The village was surveyed by colonial surveyor James Larmer in 1849, and he seems to have used the name Murringo. It was first proclaimed a village, under that name, in 1850. In 1851, Larmer surveyed a road from the new village to Burrangong Station, near modern-day Young. The village became an early centre for flour milling and a resting place for teams.

It seems that the village still was most commonly known as Marengo, until around 1926. However, according to the Lands Department, the place name was Murringo, and it was proclaimed a village, for a second time under that name, in March 1885, as a consequence of the Crown Lands Act 1884. There is another locality, in the New England region of New South Wales, still known today as Marengo.

Marengo Post Office opened on 1 January 1857 and was renamed Murringo in 1926. The village's public school opened in 1860; it too used the name Marengo, until 1926, when it became Murringo Public School. From 1917, there was also a Catholic Convent School at Murringo, operated by the Sisters of Mercy, for which a new school building was erected in 1929. The opening of the convent saw an exodus of over half the existing pupils at the public school. The convent school closed in 1961. It was sold and became a private residence in 1974.

The village ceased to grow much further in population, after the discovery of gold in 1860 at Lambing Flat, now known as Young, Young was on the route of the Blayney-Demondrille railway line, from 1885, and grew to become the regional town.

During the 1860s, the area around Murringo was the scene of criminal acts by the bushrangers, Frank Gardiner, Ben Hall, John Gilbert, John Dunn, John O'Meally, and others. Gilbert had previously worked as a stock keeper on a property near Murringo and was well known in the area. The rough country near the Murringo Gap on the Murringo to Cowra road and the more distant Weddin Mountains were suitable hideouts for bushrangers. In 1862, a police search in the district led to a farcical arrest of two Murringo women, dressed in their brothers' clothes, who had been tracked by the police who were pursuing Gardiner.

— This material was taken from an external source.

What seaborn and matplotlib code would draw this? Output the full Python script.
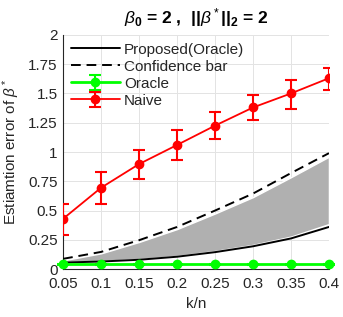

Murringo was one of the childhood homes of Bill O'Reilly, from 1908 to 1917, while his father, Ernest O'Reilly, was a teacher at the public school. O'Reilly became an Australian Test cricketer and renowned as a leg spin bowler. Murringo was where he first played the game of cricket, and he later remembered his time there as one of the happiest of his life.

== Present day ==

At the 2021 census, Murringo and the surrounding area had a population of 390, up from 365 in 2016 and 322 in 2011.

Murringo's appearance is little changed since its heyday, being described as a small but perfectly formed village. It is the oldest village in the region. Buildings such as its former inns, former convent and former police station remain. Its school building is still in use.

The village has two churches—Christ Church Anglican (opened 1866) and Sacred Heart Catholic (commenced 1874, opened 1877)—a village hall—commemorating local soldiers of the First World War—and a relatively large and prominent cemetery for its size.